Pull each line holding "this" out of the entries below.

§ §

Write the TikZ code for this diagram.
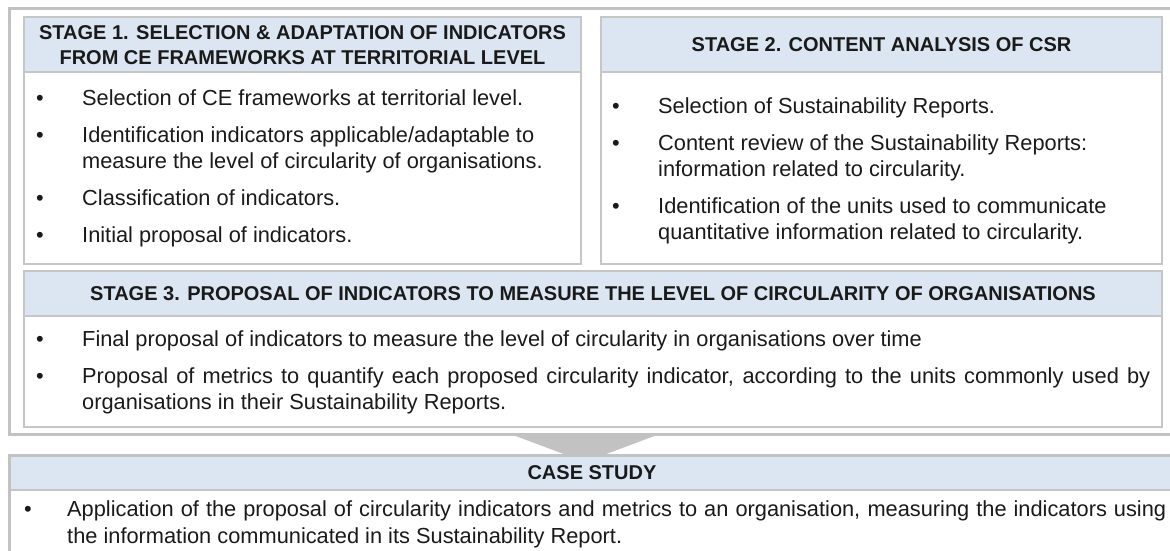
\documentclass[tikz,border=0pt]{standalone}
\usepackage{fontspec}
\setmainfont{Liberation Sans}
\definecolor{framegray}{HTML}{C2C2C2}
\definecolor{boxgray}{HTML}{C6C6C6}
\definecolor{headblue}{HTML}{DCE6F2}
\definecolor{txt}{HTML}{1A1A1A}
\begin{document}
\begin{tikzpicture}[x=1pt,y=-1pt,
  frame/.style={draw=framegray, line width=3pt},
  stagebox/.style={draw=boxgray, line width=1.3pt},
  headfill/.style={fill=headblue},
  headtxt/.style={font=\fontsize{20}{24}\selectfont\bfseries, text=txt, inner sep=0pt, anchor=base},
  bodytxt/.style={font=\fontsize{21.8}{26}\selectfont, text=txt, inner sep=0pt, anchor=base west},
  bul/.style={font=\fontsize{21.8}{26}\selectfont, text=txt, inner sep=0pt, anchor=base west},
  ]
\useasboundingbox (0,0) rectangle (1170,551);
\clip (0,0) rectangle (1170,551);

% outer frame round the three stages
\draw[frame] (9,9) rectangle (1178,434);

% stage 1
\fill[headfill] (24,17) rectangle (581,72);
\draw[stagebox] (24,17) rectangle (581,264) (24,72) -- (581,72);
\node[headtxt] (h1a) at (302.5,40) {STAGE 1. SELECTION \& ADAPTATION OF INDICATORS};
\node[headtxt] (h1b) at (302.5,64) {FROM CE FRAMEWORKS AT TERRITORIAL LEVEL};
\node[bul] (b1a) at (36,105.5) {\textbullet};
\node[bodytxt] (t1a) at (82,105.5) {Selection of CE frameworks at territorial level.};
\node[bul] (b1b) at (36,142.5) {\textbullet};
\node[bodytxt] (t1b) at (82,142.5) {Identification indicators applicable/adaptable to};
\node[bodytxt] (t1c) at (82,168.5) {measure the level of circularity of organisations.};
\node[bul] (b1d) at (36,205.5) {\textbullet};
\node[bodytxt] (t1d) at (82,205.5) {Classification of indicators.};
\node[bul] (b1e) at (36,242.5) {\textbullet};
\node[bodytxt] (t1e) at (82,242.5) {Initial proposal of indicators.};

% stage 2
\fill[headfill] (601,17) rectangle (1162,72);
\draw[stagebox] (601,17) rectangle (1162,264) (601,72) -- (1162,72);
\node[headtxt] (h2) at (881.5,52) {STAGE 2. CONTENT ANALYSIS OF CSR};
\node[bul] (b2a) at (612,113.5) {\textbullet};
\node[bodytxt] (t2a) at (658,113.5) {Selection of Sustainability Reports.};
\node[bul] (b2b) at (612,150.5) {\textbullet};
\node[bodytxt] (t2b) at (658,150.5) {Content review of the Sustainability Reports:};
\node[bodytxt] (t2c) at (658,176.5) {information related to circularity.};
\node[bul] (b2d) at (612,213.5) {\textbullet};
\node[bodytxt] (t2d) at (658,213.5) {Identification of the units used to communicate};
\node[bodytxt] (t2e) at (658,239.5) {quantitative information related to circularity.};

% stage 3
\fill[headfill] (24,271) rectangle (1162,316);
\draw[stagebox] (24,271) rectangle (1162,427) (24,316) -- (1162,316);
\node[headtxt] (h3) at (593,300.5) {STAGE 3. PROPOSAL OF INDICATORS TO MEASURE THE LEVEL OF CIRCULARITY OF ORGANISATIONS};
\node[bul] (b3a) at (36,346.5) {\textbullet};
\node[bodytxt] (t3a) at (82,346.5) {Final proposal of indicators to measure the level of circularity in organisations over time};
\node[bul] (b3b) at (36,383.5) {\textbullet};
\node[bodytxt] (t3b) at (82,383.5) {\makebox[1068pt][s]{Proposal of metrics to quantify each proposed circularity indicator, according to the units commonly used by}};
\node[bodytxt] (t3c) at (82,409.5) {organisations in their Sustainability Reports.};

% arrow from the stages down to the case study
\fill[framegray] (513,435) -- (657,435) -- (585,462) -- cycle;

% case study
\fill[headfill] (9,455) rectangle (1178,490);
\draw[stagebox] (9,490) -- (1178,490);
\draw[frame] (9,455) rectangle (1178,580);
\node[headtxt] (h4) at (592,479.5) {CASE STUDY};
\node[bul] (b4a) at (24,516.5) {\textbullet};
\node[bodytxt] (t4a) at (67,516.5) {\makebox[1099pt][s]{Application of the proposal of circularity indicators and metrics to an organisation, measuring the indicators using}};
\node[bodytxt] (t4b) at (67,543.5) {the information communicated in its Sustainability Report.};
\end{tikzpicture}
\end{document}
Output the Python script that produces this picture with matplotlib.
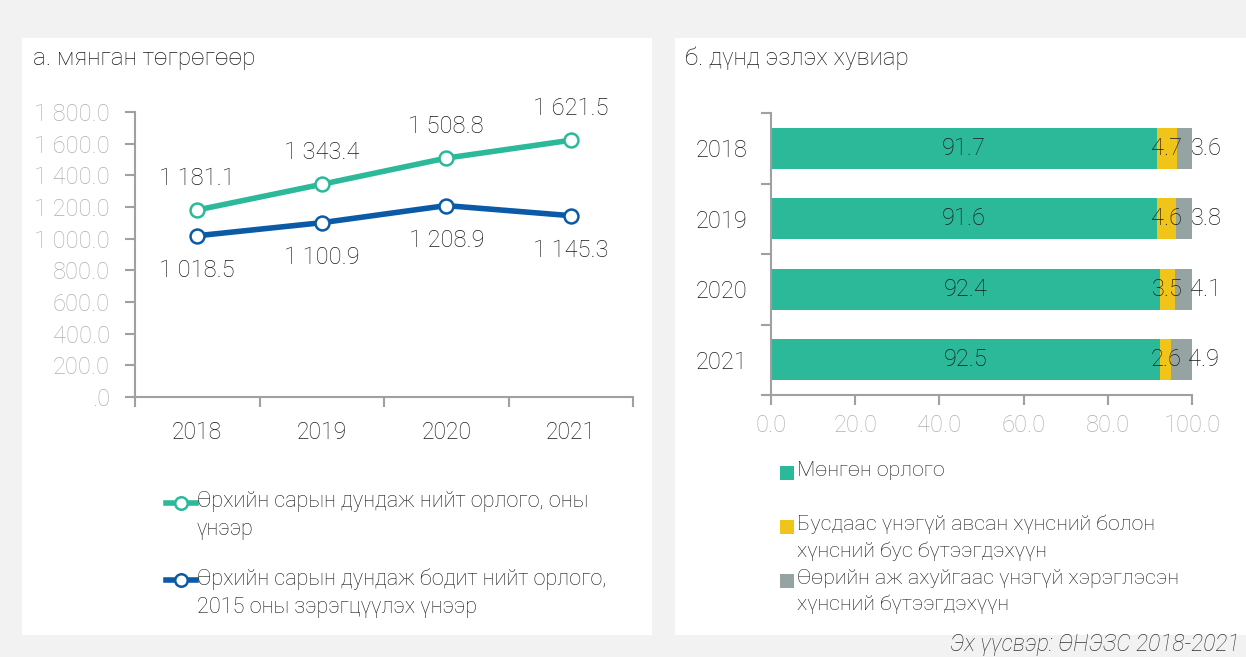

§ §

Task output:
Write the TikZ code for this diagram.
Output the Python script that produces this picture with matplotlib.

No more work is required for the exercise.